I went to goodwill and bought a used bbq spatula and cut down the metal paddle. I need to add a serrated edge to one side but it's plenty strong. Some at the store light weight and probably wouldn't work but for just a couple of bucks, I'm happy. With the wood handle, extensions can be added if needed pretty easy if needed.


----------



## jadebees (May 9, 2013)

Hive tools are fairly cheap. If you can fabricate a little , you could cut one in half, and bolt it to a wood handle of your choice. Scraper one end, flat peice on the other. It could be 3 or 4 feet long, if you wished.


----------



## Michael Bush (Aug 2, 2002)

Try this:
http://www.backyardhive.com/backyardhive_beekeeping_shop/

go to "BackYardHive's Top Bar Hive Tool" about halfway down the page. Not cheap but they have several to cut in different directions and with handles long enough for good use in a cutout.


----------



## Riverderwent (May 23, 2013)

Thank you to all. You got me thinking.


----------



## jadebees (May 9, 2013)

The tool on backyardbees website is an old fashioned burr comb tool. I first saw & used one when I was a teen. (I'm sure not a teen now). The old guy who I used to help out had a few in his toolbox. Thats what he called them. I have been making and using them for years. 

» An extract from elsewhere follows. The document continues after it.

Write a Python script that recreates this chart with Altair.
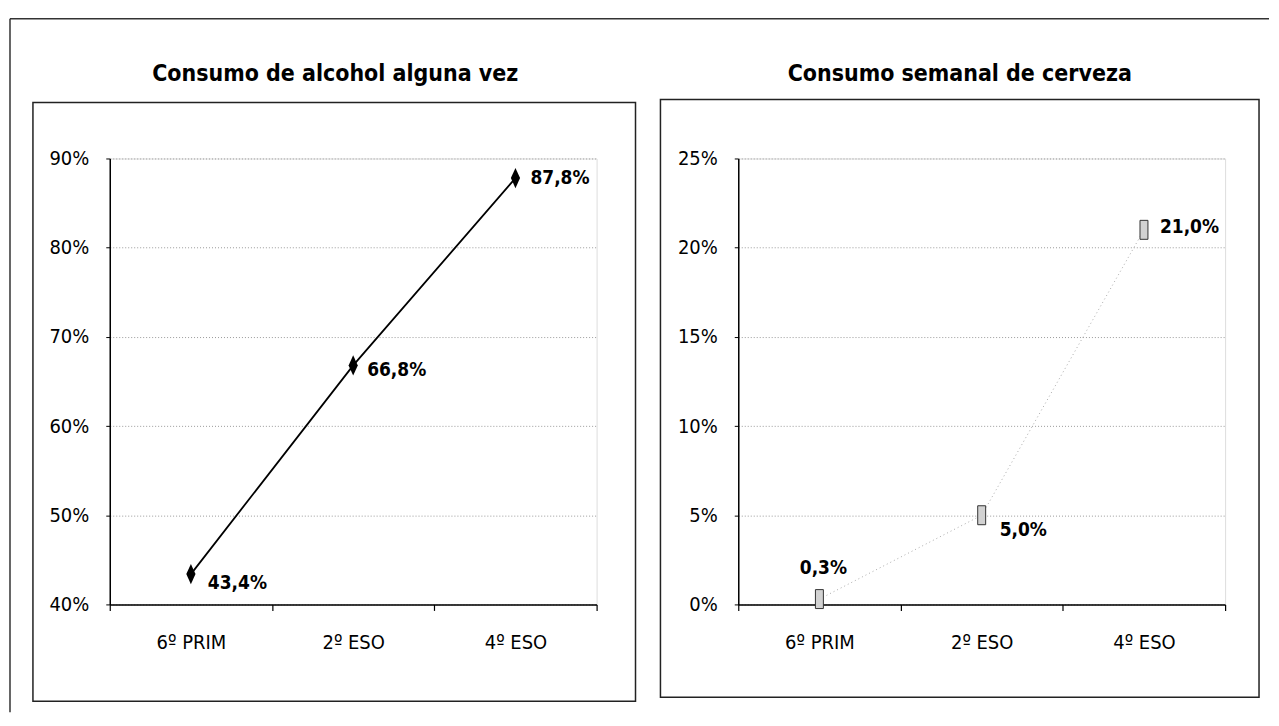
import altair as alt
import pandas as pd

# ---- data ----
grades = ["6º PRIM", "2º ESO", "4º ESO"]
alcohol = [43.4, 66.8, 87.8]
cerveza = [0.3, 5.0, 21.0]
alcohol_ticks = [40, 50, 60, 70, 80, 90]
cerveza_ticks = [0, 5, 10, 15, 20, 25]
titles = ["Consumo de alcohol alguna vez", "Consumo semanal de cerveza"]


def fmt(v):
    return f"{v:.1f}".replace(".", ",") + "%"


FONT = "Liberation Sans Narrow, Arial Narrow, DejaVu Sans Condensed, Liberation Sans, sans-serif"
W, H = 488, 447

df_a = pd.DataFrame({"grade": grades, "value": alcohol, "label": [fmt(v) for v in alcohol]})
df_c = pd.DataFrame({"grade": grades, "value": cerveza, "label": [fmt(v) for v in cerveza]})

DIAMOND = "M0,-1L0.45,0L0,1L-0.45,0Z"
BOXSHAPE = "M-0.42,-1L0.42,-1L0.42,1L-0.42,1Z"


def x_enc():
    return alt.X(
        "grade:N",
        sort=grades,
        scale=alt.Scale(type="band", paddingInner=0, paddingOuter=0),
        bandPosition=0.5,
        axis=alt.Axis(
            title=None, labelAngle=0, tickBand="extent", tickSize=6,
            tickColor="black", tickWidth=1.2, domainColor="black", domainWidth=1.5,
            labelFont=FONT, labelFontSize=20, labelColor="black", labelPadding=22,
            grid=False,
        ),
    )


def y_enc(domain, ticks):
    return alt.Y(
        "value:Q",
        scale=alt.Scale(domain=domain, nice=False, zero=False),
        axis=alt.Axis(
            title=None, values=ticks, labelExpr="datum.value + '%'",
            tickSize=4, tickColor="black", domainColor="black", domainWidth=1.5,
            labelFont=FONT, labelFontSize=20, labelColor="black", labelPadding=17,
            grid=True, gridColor="#9a9a9a", gridDash=[1, 2], gridWidth=1,
        ),
    )


def frame(x1, x2, y1, y2):
    return alt.Chart(alt.Data(values=[{}])).mark_rect(
        fill=None, stroke="#222", strokeWidth=1.5
    ).encode(x=alt.value(x1), x2=alt.value(x2), y=alt.value(y1), y2=alt.value(y2))


def title_mark(text, cx, cy):
    return alt.Chart(alt.Data(values=[{}])).mark_text(
        text=text, font=FONT, fontSize=23, fontWeight="bold", color="black",
        align="center", baseline="middle",
    ).encode(x=alt.value(cx), y=alt.value(cy))


def label_layer(df, grade, dx, dy, align, domain, ticks):
    return alt.Chart(df).transform_filter(
        alt.datum.grade == grade
    ).mark_text(
        font=FONT, fontSize=19, fontWeight="bold", color="black",
        align=align, baseline="middle", dx=dx, dy=dy,
    ).encode(x=x_enc(), y=y_enc(domain, ticks), text="label:N")


# ---- left panel ----
dom_a = [40, 90]
left = alt.layer(
    alt.Chart(alt.Data(values=[{}])).mark_rule(color="#333", strokeWidth=1.5).encode(
        x=alt.value(-100), x2=alt.value(1162), y=alt.value(-140)
    ),
    alt.Chart(alt.Data(values=[{}])).mark_rule(color="#333", strokeWidth=1.5).encode(
        x=alt.value(-100), y=alt.value(-140), y2=alt.value(555)
    ),
    frame(-77, 527, -56, 544),
    title_mark(titles[0], 226, -85),
    alt.Chart(df_a).mark_line(color="black", strokeWidth=1.8).encode(
        x=x_enc(), y=y_enc(dom_a, alcohol_ticks)
    ),
    alt.Chart(df_a).mark_point(
        shape=DIAMOND, size=420, filled=True, color="black", opacity=1
    ).encode(x=x_enc(), y=y_enc(dom_a, alcohol_ticks)),
    label_layer(df_a, grades[0], 17, 9, "left", dom_a, alcohol_ticks),
    label_layer(df_a, grades[1], 14, 5, "left", dom_a, alcohol_ticks),
    label_layer(df_a, grades[2], 15, 0, "left", dom_a, alcohol_ticks),
).properties(width=W, height=H)

# ---- right panel ----
dom_c = [0, 25]
right = alt.layer(
    frame(-78, 522, -59, 540),
    title_mark(titles[1], 222, -85),
    alt.Chart(df_c).mark_line(color="#aaaaaa", strokeWidth=1, strokeDash=[1, 3]).encode(
        x=x_enc(), y=y_enc(dom_c, cerveza_ticks)
    ),
    alt.Chart(df_c).mark_point(
        shape=BOXSHAPE, size=361, filled=True, fill="#d2d2d2", stroke="#333",
        strokeWidth=1, opacity=1
    ).encode(x=x_enc(), y=y_enc(dom_c, cerveza_ticks)),
    label_layer(df_c, grades[0], 4, -31, "center", dom_c, cerveza_ticks),
    label_layer(df_c, grades[1], 18, 15, "left", dom_c, cerveza_ticks),
    label_layer(df_c, grades[2], 16, -3, "left", dom_c, cerveza_ticks),
).properties(width=W, height=H)

chart = alt.hconcat(left, right, spacing=142, bounds="flush").resolve_scale(
    y="independent"
).properties(
    padding={"left": 0, "top": 8, "right": 0, "bottom": 0}
).configure_view(stroke=None).configure(background="white")

chart.save("out.html", embed_options={"renderer": "svg", "actions": False})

That is the truth of the saying, "there's nothing new in the world".


----------



## Michael Bush (Aug 2, 2002)

>The tool on backyardbees website is an old fashioned burr comb tool.

They were invented by the Moses Quinby's of the world who kept box hives and did it well. They carried over to the new Langstroths...


----------



## Capphd (May 20, 2013)

Beet hoe.


----------